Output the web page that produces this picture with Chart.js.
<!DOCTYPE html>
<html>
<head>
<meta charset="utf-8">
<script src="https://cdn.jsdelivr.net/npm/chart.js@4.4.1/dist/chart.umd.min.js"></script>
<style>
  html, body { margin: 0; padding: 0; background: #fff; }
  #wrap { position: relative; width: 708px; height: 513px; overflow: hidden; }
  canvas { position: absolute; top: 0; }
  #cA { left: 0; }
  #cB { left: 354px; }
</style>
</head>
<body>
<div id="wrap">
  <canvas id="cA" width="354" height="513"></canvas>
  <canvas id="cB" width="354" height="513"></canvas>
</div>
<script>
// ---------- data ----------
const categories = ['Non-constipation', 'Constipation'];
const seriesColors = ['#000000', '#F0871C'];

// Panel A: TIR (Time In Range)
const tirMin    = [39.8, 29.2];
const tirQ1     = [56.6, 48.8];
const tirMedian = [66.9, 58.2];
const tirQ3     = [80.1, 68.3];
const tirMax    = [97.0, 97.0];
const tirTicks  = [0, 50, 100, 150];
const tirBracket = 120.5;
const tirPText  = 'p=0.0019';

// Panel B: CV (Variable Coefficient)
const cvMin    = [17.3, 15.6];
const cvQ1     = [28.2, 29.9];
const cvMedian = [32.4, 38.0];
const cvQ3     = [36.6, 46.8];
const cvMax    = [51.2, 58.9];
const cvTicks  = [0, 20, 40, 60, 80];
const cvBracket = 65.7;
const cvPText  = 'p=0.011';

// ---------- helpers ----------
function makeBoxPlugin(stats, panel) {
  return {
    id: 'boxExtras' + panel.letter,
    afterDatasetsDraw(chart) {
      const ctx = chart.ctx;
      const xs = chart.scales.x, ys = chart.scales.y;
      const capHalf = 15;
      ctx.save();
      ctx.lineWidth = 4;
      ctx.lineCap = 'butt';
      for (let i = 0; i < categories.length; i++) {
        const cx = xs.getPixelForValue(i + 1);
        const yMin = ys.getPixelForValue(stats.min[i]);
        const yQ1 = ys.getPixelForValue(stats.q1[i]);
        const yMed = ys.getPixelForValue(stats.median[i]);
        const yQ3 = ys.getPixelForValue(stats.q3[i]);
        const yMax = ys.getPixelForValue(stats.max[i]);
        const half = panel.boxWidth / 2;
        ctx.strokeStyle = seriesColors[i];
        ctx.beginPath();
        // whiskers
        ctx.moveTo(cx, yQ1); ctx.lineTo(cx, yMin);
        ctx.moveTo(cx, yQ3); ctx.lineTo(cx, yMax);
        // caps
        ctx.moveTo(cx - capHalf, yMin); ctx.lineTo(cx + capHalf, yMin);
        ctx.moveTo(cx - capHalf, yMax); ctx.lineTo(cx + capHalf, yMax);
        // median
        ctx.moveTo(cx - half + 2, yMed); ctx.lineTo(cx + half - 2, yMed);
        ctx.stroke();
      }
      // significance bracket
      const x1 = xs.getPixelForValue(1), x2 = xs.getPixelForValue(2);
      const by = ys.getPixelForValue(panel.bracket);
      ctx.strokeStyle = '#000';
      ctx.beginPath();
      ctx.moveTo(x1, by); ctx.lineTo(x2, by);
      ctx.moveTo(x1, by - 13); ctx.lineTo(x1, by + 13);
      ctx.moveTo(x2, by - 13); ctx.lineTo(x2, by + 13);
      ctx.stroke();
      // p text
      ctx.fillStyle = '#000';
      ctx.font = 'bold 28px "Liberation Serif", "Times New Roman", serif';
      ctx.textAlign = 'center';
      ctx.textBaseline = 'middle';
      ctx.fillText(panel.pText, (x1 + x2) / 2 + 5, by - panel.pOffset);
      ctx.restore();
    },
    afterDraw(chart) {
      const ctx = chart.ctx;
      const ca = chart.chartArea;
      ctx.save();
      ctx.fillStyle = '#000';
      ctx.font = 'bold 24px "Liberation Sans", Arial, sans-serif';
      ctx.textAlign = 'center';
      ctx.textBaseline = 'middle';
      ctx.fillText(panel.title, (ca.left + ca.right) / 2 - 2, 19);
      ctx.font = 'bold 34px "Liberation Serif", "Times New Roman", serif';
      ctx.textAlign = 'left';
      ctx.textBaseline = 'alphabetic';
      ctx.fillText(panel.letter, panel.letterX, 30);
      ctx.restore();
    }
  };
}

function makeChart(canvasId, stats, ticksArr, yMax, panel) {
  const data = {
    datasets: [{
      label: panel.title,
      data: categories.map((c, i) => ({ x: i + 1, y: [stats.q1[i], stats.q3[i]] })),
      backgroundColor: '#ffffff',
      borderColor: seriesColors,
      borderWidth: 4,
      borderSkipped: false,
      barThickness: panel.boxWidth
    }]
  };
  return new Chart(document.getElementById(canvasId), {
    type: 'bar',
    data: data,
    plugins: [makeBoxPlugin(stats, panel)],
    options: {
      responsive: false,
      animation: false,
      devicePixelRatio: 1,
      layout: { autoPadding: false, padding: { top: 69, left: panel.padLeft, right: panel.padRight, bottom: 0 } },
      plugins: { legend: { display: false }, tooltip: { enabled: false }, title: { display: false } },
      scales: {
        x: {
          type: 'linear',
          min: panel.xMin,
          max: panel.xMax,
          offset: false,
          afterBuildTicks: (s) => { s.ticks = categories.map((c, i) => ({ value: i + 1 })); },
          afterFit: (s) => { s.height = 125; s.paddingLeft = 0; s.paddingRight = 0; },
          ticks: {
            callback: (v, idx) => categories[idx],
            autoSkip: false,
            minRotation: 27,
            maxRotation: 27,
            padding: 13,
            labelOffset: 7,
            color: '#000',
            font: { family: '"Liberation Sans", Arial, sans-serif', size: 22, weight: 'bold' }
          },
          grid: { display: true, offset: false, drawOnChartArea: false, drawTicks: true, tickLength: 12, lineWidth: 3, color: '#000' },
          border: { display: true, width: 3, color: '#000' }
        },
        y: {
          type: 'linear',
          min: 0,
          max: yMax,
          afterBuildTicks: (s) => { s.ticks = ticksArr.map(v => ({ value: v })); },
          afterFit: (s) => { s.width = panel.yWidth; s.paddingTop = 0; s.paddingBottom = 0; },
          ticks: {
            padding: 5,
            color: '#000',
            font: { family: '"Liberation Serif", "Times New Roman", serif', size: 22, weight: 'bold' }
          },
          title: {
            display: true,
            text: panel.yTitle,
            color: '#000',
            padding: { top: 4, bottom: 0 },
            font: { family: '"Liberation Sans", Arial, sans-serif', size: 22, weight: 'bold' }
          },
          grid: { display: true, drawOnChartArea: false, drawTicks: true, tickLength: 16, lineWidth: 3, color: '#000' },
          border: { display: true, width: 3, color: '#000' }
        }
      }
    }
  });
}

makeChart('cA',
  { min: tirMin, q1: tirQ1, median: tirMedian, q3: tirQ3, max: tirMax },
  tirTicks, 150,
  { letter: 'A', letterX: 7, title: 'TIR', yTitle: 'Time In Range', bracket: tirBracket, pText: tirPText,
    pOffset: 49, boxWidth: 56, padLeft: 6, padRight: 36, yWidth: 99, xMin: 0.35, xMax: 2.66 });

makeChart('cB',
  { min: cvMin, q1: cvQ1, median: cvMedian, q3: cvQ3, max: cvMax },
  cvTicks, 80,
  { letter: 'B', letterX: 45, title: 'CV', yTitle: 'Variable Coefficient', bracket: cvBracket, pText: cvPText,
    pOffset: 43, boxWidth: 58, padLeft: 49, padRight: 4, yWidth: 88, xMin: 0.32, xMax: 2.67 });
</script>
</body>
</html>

--- --- ---

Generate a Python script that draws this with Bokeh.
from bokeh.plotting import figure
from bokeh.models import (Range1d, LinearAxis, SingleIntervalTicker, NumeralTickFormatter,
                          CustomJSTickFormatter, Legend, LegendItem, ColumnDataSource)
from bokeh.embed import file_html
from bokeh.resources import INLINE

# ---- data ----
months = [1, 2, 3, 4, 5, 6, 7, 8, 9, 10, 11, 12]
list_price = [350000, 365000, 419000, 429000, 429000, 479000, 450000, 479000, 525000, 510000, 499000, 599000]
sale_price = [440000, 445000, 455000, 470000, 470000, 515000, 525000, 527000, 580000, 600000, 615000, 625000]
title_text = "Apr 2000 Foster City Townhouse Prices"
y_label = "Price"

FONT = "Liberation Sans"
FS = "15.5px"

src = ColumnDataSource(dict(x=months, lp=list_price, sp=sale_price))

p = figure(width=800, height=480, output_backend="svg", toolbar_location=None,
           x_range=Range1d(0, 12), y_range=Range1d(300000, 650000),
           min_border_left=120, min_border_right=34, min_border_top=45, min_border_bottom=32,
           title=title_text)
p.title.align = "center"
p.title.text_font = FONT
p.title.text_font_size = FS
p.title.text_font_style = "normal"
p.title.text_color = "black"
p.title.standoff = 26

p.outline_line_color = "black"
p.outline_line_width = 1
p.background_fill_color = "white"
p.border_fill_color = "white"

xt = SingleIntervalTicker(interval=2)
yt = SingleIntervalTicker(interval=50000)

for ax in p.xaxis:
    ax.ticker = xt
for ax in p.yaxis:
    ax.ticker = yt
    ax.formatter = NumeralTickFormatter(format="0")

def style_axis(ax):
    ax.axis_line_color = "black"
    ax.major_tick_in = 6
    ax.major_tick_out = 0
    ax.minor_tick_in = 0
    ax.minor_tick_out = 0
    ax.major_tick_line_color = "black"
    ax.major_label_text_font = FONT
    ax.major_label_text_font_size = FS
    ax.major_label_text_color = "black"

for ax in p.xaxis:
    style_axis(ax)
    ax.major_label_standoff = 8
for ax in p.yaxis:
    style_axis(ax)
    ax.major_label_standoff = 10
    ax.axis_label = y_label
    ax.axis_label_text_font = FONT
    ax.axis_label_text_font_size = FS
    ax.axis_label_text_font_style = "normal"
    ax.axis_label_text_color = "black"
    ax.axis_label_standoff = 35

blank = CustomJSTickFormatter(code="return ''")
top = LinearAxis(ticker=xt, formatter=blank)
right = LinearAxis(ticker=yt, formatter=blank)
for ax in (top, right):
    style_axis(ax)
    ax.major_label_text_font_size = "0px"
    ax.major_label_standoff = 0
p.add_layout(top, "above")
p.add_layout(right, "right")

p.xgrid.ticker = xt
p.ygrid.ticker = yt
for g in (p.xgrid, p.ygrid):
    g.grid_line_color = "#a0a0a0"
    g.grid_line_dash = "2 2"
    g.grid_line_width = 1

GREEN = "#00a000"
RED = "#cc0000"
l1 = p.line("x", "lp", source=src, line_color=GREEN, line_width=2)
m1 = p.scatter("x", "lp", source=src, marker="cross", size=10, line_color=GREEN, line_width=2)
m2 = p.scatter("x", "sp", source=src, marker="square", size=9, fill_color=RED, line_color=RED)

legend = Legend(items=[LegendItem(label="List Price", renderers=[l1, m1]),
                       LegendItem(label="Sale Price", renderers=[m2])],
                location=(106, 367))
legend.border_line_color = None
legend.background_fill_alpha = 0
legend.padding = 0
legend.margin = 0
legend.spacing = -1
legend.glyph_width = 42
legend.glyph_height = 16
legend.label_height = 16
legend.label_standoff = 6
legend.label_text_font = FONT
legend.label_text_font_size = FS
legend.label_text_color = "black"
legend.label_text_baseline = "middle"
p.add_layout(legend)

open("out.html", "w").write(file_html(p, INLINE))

--- --- ---

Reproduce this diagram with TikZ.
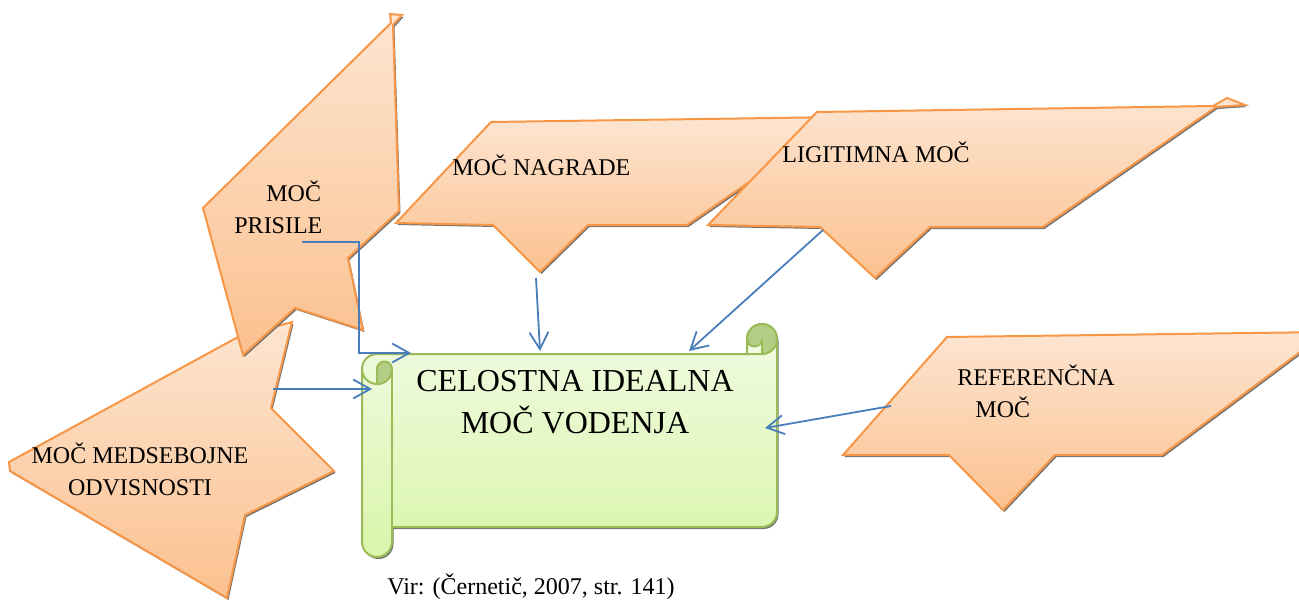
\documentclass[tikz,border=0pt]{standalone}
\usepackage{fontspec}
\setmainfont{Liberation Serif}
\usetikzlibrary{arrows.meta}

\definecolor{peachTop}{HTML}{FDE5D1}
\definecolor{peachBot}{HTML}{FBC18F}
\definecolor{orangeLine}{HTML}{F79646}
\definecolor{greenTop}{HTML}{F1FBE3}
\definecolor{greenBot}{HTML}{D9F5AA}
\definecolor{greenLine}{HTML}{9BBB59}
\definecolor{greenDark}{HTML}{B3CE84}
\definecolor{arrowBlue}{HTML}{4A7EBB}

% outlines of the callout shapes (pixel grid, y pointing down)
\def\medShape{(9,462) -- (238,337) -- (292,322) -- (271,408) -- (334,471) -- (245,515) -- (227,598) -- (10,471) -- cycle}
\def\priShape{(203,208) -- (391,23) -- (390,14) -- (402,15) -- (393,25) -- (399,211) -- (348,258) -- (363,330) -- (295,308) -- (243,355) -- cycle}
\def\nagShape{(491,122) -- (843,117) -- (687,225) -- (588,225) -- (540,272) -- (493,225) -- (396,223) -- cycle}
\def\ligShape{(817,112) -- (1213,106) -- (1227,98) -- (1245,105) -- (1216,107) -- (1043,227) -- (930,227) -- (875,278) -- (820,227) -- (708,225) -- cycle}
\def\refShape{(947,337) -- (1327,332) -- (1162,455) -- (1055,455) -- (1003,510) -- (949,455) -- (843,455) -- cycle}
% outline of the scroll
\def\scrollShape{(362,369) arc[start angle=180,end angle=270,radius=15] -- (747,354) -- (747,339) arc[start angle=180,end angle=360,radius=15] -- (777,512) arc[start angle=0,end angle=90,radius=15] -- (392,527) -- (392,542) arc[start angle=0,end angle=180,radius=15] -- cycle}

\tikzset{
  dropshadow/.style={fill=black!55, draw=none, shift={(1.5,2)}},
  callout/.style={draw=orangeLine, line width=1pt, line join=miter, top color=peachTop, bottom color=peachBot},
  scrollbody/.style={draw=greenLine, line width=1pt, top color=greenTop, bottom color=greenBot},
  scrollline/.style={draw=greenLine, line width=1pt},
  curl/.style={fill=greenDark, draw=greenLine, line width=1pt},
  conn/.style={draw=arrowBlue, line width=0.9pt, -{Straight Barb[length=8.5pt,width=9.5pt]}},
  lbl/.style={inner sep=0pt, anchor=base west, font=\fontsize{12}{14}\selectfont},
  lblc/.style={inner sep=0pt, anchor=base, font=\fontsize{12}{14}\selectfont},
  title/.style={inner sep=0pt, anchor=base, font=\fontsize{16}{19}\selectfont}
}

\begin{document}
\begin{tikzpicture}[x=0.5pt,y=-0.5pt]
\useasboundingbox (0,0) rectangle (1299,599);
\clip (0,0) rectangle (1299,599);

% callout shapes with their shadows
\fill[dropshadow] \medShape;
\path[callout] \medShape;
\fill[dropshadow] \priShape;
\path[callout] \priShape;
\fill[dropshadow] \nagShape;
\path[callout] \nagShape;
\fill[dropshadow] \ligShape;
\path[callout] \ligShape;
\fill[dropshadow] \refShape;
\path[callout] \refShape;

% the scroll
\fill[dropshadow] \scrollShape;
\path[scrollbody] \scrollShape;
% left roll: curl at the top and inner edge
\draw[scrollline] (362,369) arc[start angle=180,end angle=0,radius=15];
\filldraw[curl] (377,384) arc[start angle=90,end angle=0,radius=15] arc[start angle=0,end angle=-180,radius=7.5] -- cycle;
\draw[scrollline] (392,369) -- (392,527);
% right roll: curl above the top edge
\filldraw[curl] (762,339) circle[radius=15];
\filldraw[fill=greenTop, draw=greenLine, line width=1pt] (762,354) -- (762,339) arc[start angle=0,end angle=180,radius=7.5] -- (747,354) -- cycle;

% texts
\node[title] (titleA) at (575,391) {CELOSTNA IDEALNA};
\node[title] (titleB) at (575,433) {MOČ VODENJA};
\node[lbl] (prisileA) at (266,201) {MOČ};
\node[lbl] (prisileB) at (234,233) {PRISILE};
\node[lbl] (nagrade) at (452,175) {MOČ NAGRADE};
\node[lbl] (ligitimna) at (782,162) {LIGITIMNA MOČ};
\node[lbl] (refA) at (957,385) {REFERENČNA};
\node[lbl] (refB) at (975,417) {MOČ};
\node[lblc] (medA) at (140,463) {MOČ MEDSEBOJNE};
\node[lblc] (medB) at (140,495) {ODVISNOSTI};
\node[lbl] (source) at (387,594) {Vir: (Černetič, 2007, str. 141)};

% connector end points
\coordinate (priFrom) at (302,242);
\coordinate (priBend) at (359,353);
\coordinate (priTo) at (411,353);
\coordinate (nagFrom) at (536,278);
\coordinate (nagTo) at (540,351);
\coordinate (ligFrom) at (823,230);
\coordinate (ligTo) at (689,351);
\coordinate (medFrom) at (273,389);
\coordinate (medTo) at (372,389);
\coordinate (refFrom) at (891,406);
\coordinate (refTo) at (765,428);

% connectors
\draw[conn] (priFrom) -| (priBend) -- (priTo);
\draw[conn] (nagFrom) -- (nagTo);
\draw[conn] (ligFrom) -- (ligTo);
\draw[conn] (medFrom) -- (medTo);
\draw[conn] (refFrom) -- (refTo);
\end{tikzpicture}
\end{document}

--- --- ---

◆ **The exercise**
Return the exact lines from the line with "Generate a Python" to the line with "from bokeh.resources import INLINE", inclusive of both, with nothing added.

◆ **Solution to the exercise**
Generate a Python script that draws this with Bokeh.
from bokeh.plotting import figure
from bokeh.models import (Range1d, LinearAxis, SingleIntervalTicker, NumeralTickFormatter,
                          CustomJSTickFormatter, Legend, LegendItem, ColumnDataSource)
from bokeh.embed import file_html
from bokeh.resources import INLINE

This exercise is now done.